Fixed-rate mortgages

This mortgage rate is the most common.  Typically, borrowers tend to secure fixed-rate mortgages so they know what their monthly repayments are.  Fixed-rate mortgages provide you with certainty and confidence when buying a property as you will know what your monthly repayments will be over a predetermined period.  Many lenders will also offer flexible choices within these fixed rates to allow people to reduce their mortgages more quickly over time.

If you wish to buy a property at your maximum limit or if you prefer the security of knowing your repayments will not change, then a fixed-rated deal is probably most suitable for you.  The downside of a fixed-rate mortgage is they are generally more expensive than the tracker or discounted alternatives. Two-year fixed rates are most popular with British homeowners, but increasing numbers of borrowers are changing to longer term fixed rates of five or ten years.  If you choose to do this, ensure your loan is portable and can be transferred with you should you decide to move home, but any extra borrowing will need to be with the same lender and will be subject to the lender’s criteria at that time.

Tracker mortgages

These deals work in a similar way to variable rate mortgages. The difference is the mortgage tracks the Bank of England base rate rather than the lender's standard variable rate (SVR).  Borrowers are guaranteed the full effect of any rate change, up or down.  These rates are often flexible and can be arranged without any early repayment charges and are sometimes available for the term of the whole mortgage.

Discounted mortgages

These mortgages are linked to the lender's standard variable rate (SVR) but tend to follow the SVR at a discount of between 1% and 2%. These rates move up and down in line with changes to interest rates and borrowers need to be confident that they can meet the increases should this occur.  It is important to note the lenders decide the SVR and they are not compelled to pass on any changes in the Bank of England interest rate to borrowers.  Most often lenders will pass on increases in rates but don’t always pass on full savings.

Standard variable rates

This is the default rate which falls into place when the main mortgage deal expires.  Borrowers who fail to check the value of their mortgage deal tend to end on standard variable rates.
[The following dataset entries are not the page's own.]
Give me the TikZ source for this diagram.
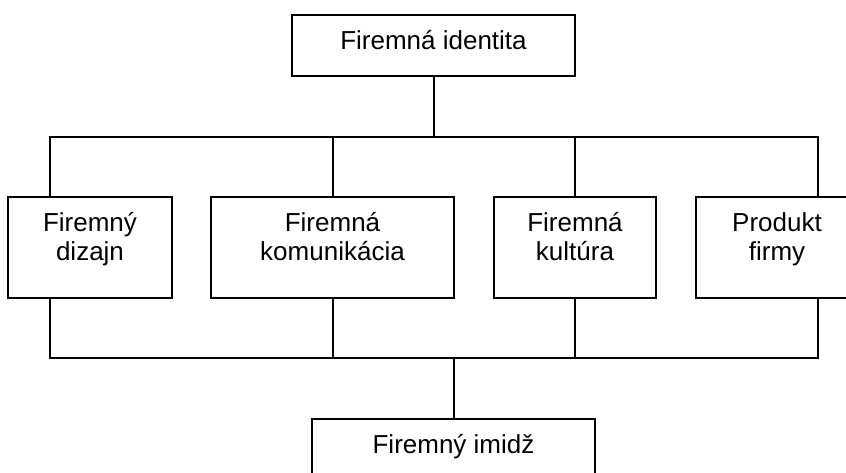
\documentclass[tikz,border=0pt]{standalone}
\usepackage{fontspec}
\setmainfont{Liberation Sans}
\begin{document}
\begin{tikzpicture}[x=1pt,y=-1pt,
  box/.style={draw, line width=2pt, rectangle, inner sep=0pt, outer sep=0pt},
  lbl/.style={font=\fontsize{26}{29}\selectfont, align=center, inner sep=0pt, anchor=base},
  wire/.style={line width=2pt}]
\useasboundingbox (0,0) rectangle (846,473);
% boxes
\node[box, minimum width=283pt, minimum height=61pt] (top) at (433.5,45.5) {};
\node[box, minimum width=164pt, minimum height=101pt] (b1) at (90,247.5) {};
\node[box, minimum width=243pt, minimum height=101pt] (b2) at (332.5,247.5) {};
\node[box, minimum width=162pt, minimum height=101pt] (b3) at (575,247.5) {};
\node[box, minimum width=162pt, minimum height=101pt] (b4) at (777,247.5) {};
\node[box, minimum width=283pt, minimum height=61pt] (bot) at (453.5,449.5) {};
% texts
\node[lbl] (ttop) at (433.5,50) {Firemná identita};
\node[lbl] (t1) at (90,261) {Firemný\\dizajn};
\node[lbl] (t2) at (332.5,261) {Firemná\\komunikácia};
\node[lbl] (t3) at (575,261) {Firemná\\kultúra};
\node[lbl] (t4) at (777,261) {Produkt\\firmy};
\node[lbl] (tbot) at (453.5,453) {Firemný imidž};
% buses
\coordinate (upL) at (50,137);
\coordinate (upR) at (818,137);
\coordinate (loL) at (50,358);
\coordinate (loR) at (818,358);
% upper connectors
\draw[wire] (top.south) -- (top.south |- upL);
\draw[wire] (upL |- b1.north) -- (upL) -- (upR) -- (upR |- b4.north);
\draw[wire] (b2.north) -- (b2.north |- upL);
\draw[wire] (b3.north) -- (b3.north |- upL);
% lower connectors
\draw[wire] (loL |- b1.south) -- (loL) -- (loR) -- (loR |- b4.south);
\draw[wire] (b2.south) -- (b2.south |- loL);
\draw[wire] (b3.south) -- (b3.south |- loL);
\draw[wire] (bot.north) -- (bot.north |- loL);
\end{tikzpicture}
\end{document}
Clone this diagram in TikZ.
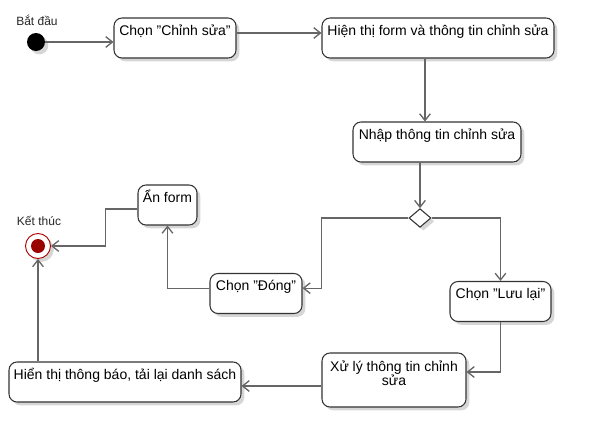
\documentclass[tikz,border=0pt]{standalone}
\usepackage{fontspec}
\setmainfont{Liberation Sans}
\definecolor{edgegray}{RGB}{102, 102, 102}
\definecolor{boxline}{RGB}{51, 51, 51}
\definecolor{endred}{RGB}{153, 0, 0}
\definecolor{endring}{RGB}{178, 0, 0}
\usetikzlibrary{shapes.geometric, arrows.meta, positioning, shadows}
\tikzset{
    actbox/.style={
        rectangle,
        draw=boxline,
        fill=white,
        line width=0.8pt,
        rounded corners=6pt,
        minimum height=30pt,
        inner xsep=2pt,
        inner ysep=3pt,
        text height=10pt,
        text depth=14pt,
        align=center,
        font=\fontsize{10.5pt}{9.8pt}\selectfont,
        drop shadow={shadow xshift=2.5pt, shadow yshift=-2.5pt, opacity=0.16, fill=black}
    },
    startnode/.style={
        circle,
        fill=black,
        minimum size=13.5pt,
        inner sep=0pt,
        drop shadow={shadow xshift=2.5pt, shadow yshift=-2.5pt, opacity=0.16, fill=black}
    },
    endnode/.style={
        circle,
        draw=endring,
        fill=white,
        line width=0.7pt,
        minimum size=18.75pt,
        inner sep=0pt,
        path picture={\fill[endred] (path picture bounding box.center) circle (5.25pt);},
        drop shadow={shadow xshift=2.5pt, shadow yshift=-2.5pt, opacity=0.16, fill=black}
    },
    decision/.style={
        diamond,
        draw=boxline,
        fill=white,
        line width=0.8pt,
        minimum width=16.5pt,
        minimum height=14pt,
        inner sep=0pt,
        drop shadow={shadow xshift=2.5pt, shadow yshift=-2.5pt, opacity=0.16, fill=black}
    },
    lbl/.style={inner sep=0pt, anchor=base, font=\fontsize{9pt}{11pt}\selectfont, text=black!85},
    flowline/.style={draw=edgegray, line width=1pt, -{Straight Barb[length=5pt, width=8pt]}}
}

\begin{document}
\begin{tikzpicture}[x=0.75pt, y=-0.75pt]
      \useasboundingbox (0,0) rectangle (594,447);

      \node[startnode] (start) at (36,42) {};
      \node[lbl] (startlbl) at (37,25) {Bắt đầu};
      \node[actbox, minimum width=91.5pt] (chon) at (175,38) {Chọn "Chỉnh sửa"};
      \node[actbox, minimum width=174pt] (hienthi) at (438,38) {Hiện thị form và thông tin chỉnh sửa};
      \node[actbox, minimum width=126pt] (nhap) at (437,142) {Nhập thông tin chỉnh sửa};
      \node[decision] (dec) at (420,218) {};
      \node[actbox, minimum width=69pt] (dong) at (256,293.5) {Chọn "Đóng"};
      \node[actbox, minimum width=75.75pt] (luu) at (500.5,301.5) {Chọn "Lưu lại"};
      \node[actbox, minimum width=44.25pt] (an) at (167.5,205) {Ẩn form};
      \node[endnode] (end) at (38,246) {};
      \node[lbl] (endlbl) at (39,225) {Kết thúc};
      \node[actbox, minimum width=108pt, minimum height=40.5pt, text height=10.5pt, text depth=24pt] (xuly) at (394,380)
            {\begin{tabular}[t]{@{}c@{}}Xử lý thông tin chỉnh\\sửa\end{tabular}};
      \node[actbox, minimum width=174pt] (tbao) at (125,382) {Hiển thị thông báo, tải lại danh sách};

      \draw[flowline] (start.east) -- (start.east -| chon.west);
      \draw[flowline] ([yshift=3.75pt]chon.east) -- ([yshift=3.75pt]chon.east -| hienthi.west);
      \draw[flowline] ([xshift=-9.75pt]hienthi.south) -- ([xshift=-9.75pt]hienthi.south |- nhap.north);
      \draw[flowline] (nhap.south -| dec.north) -- (dec.north);
      \draw[flowline] (dec.west) -- ++(-65.25pt,0) |- ([yshift=4pt]dong.east);
      \draw[flowline] (dec.east) -| (luu.north);
      \draw[flowline] ([yshift=4pt]dong.west) -| (an.south);
      \draw[flowline] ([yshift=-3pt]an.west) -- ++(-24pt,0) |- (end.east);
      \draw[flowline] (luu.south) |- ([yshift=6pt]xuly.east);
      \draw[flowline] ([yshift=-4.5pt]xuly.west) -- ([yshift=-4.5pt]xuly.west -| tbao.east);
      \draw[flowline] (tbao.north -| end.south) -- (end.south);
\end{tikzpicture}
\end{document}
The repayments on these are often not competitive when compared with special offers in the market. The rate normally moves in line with the Bank of England's bank rate, although the lender is not obligated to pass on the changes in full.

How to repay your mortgage

Once you have decided which mortgage product is right for you, you need to choose the best way to repay the mortgage.

It’s important that you have a clear idea on how you will repay your mortgage, either on a repayment or interest only basis.  You also have the choice of combining these methods on a part repayment and part interest only basis, a method often used by people with alternative repayment methods which will not repay the full mortgage, for example, historic endowment policies.

Repayment

Repayment mortgages provide you with the most certain way of paying off your mortgage over an agreed number of years.

Your monthly payment covers the interest charged for the loan. It also repays part of the money borrowed. In the early years, the largest part of the monthly payment is interest. However, as the mortgage balance reduces, so does the interest portion. This means that towards the end of the mortgage, most of it is going towards paying off the money you’ve borrowed. The mortgage will be repaid at the end of the mortgage term providing you maintain the payments.

Interest only mortgage

There are several different variations of this type of loan but they all have one feature in common, namely the monthly payment consists only of the interest charged for the mortgage.

To repay the capital borrowed on an interest only mortgage, you will need to arrange an alternative repayment method. Typical examples of methods used to repay an interest only mortgage are:

  • endowment policy
  • pension policy
  • individual savings account
  • unit trusts
  • bonus payments
  • investment portfolios
  • inheritance

You will however need to be certain that you can repay the mortgage at the end of the term you agree to and this method represents a much higher risk when compared with a repayment mortgage.